• **Your goal**
Only the lines from the start of the data to the line containing "from bokeh.resources import INLINE", both included, should be output, exactly and without pictures.

• **Data segment**
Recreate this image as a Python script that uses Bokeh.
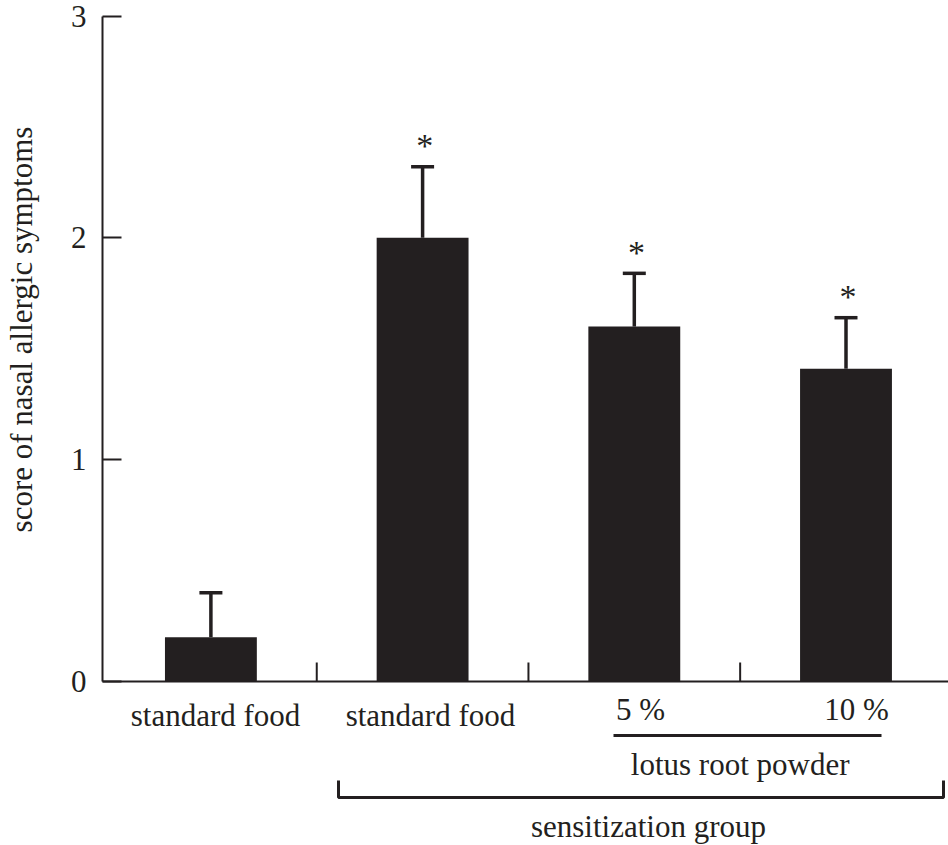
import math
from bokeh.plotting import figure
from bokeh.models import Range1d, LinearAxis, FixedTicker
from bokeh.core.properties import value
from bokeh.embed import file_html
from bokeh.resources import INLINE

# ---------------- data ----------------
groups = ["standard food", "standard food", "5 %", "10 %"]
scores = [0.2, 2.0, 1.6, 1.41]
err_top = [0.4, 2.32, 1.84, 1.64]
signif = ["", "*", "*", "*"]
y_ticks = [0, 1, 2, 3]
y_label = "score of nasal allergic symptoms"
sub_label = "lotus root powder"
group_label = "sensitization group"

# ---------------- layout / style ----------------
W, H = 948, 845
AXIS_PX = 102                 # pixel column of the y axis
X0_PX, XU = 210.4, 211.7      # pixel of category 0, pixels per category
Y0_PX, YU = 681.0, 221.83     # pixel of score 0, pixels per score unit
TEXT_DY = 11                  # text baseline correction (px)
INK = "#231f20"
FONT = "Liberation Serif"


def px2x(px):
    return (px - X0_PX) / XU


def px2y(py):
    return (Y0_PX - py) / YU


def base_y(py):
    return px2y(py - TEXT_DY)


idx = list(range(len(scores)))
axis_x = px2x(AXIS_PX)

p = figure(width=W, height=H,
           x_range=Range1d(px2x(0), px2x(W)),
           y_range=Range1d(px2y(H), px2y(0)),
           x_axis_type=None, y_axis_type=None,
           output_backend="svg", toolbar_location=None, min_border=0)
p.outline_line_color = None
p.background_fill_color = "white"
p.border_fill_color = "white"

# y axis (fixed at the left edge of the plotting area)
yaxis = LinearAxis(fixed_location=axis_x, bounds=(0, 3),
                   ticker=FixedTicker(ticks=y_ticks),
                   major_tick_in=19, major_tick_out=0,
                   minor_tick_in=0, minor_tick_out=0,
                   axis_line_color=INK, axis_line_width=2,
                   major_tick_line_color=INK, major_tick_line_width=2,
                   major_label_text_font=FONT,
                   major_label_text_font_size="31px",
                   major_label_text_color=INK,
                   major_label_standoff=16)
p.add_layout(yaxis, "left")

# x axis line and inner ticks
p.segment(x0=[axis_x], y0=[0], x1=[px2x(W)], y1=[0], line_color=INK, line_width=2)
mids = [i + 0.5 for i in idx[:-1]]
tick_len = 19 / YU
p.segment(x0=mids, y0=[0] * len(mids), x1=mids, y1=[tick_len] * len(mids),
          line_color=INK, line_width=2)

# bars
p.vbar(x=idx, width=0.434, top=scores, bottom=0, fill_color=INK, line_color=None)

# error bars
cap = 11.5 / XU
p.segment(x0=idx, y0=scores, x1=idx, y1=err_top, line_color=INK, line_width=3.5)
p.segment(x0=[i - cap for i in idx], y0=err_top, x1=[i + cap for i in idx], y1=err_top,
          line_color=INK, line_width=3.5)

# significance marks
star_gap = (10 + TEXT_DY) / YU
p.text(x=[i + 0.01 for i in idx], y=[u + star_gap for u in err_top], text=signif,
       text_font=value(FONT), text_font_size="34px", text_color=INK,
       text_align="center", text_baseline="alphabetic")

# category labels
food_dx = [0.022, 0.037]
p.text(x=[idx[i] + food_dx[i] for i in range(2)], y=[base_y(726)] * 2, text=groups[:2],
       text_font=value(FONT), text_font_size="31px", text_color=INK,
       text_align="center", text_baseline="alphabetic")
pct_dx = [0.029, 0.05]
p.text(x=[idx[i + 2] + pct_dx[i] for i in range(2)], y=[base_y(720)] * 2, text=groups[2:],
       text_font=value(FONT), text_font_size="31px", text_color=INK,
       text_align="center", text_baseline="alphabetic")

# lotus root powder underline + label
p.segment(x0=[px2x(613)], y0=[px2y(735)], x1=[px2x(881)], y1=[px2y(735)],
          line_color=INK, line_width=3)
p.text(x=[2.5], y=[base_y(775)], text=[sub_label],
       text_font=value(FONT), text_font_size="31px", text_color=INK,
       text_align="center", text_baseline="alphabetic")

# sensitization bracket + label
bx0, bx1 = px2x(338), px2x(943)
p.line(x=[bx0, bx0, bx1, bx1], y=[px2y(780), px2y(797), px2y(797), px2y(780)],
       line_color=INK, line_width=3)
p.text(x=[px2x(648)], y=[base_y(837)], text=[group_label],
       text_font=value(FONT), text_font_size="31px", text_color=INK,
       text_align="center", text_baseline="alphabetic")

# y axis title
p.text(x=[px2x(21)], y=[px2y(329)], text=[y_label], angle=math.pi / 2,
       text_font=value(FONT), text_font_size="31px", text_color=INK,
       text_align="center", text_baseline="middle")

open("out.html", "w").write(file_html(p, INLINE))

• **Result of this task**
Recreate this image as a Python script that uses Bokeh.
import math
from bokeh.plotting import figure
from bokeh.models import Range1d, LinearAxis, FixedTicker
from bokeh.core.properties import value
from bokeh.embed import file_html
from bokeh.resources import INLINE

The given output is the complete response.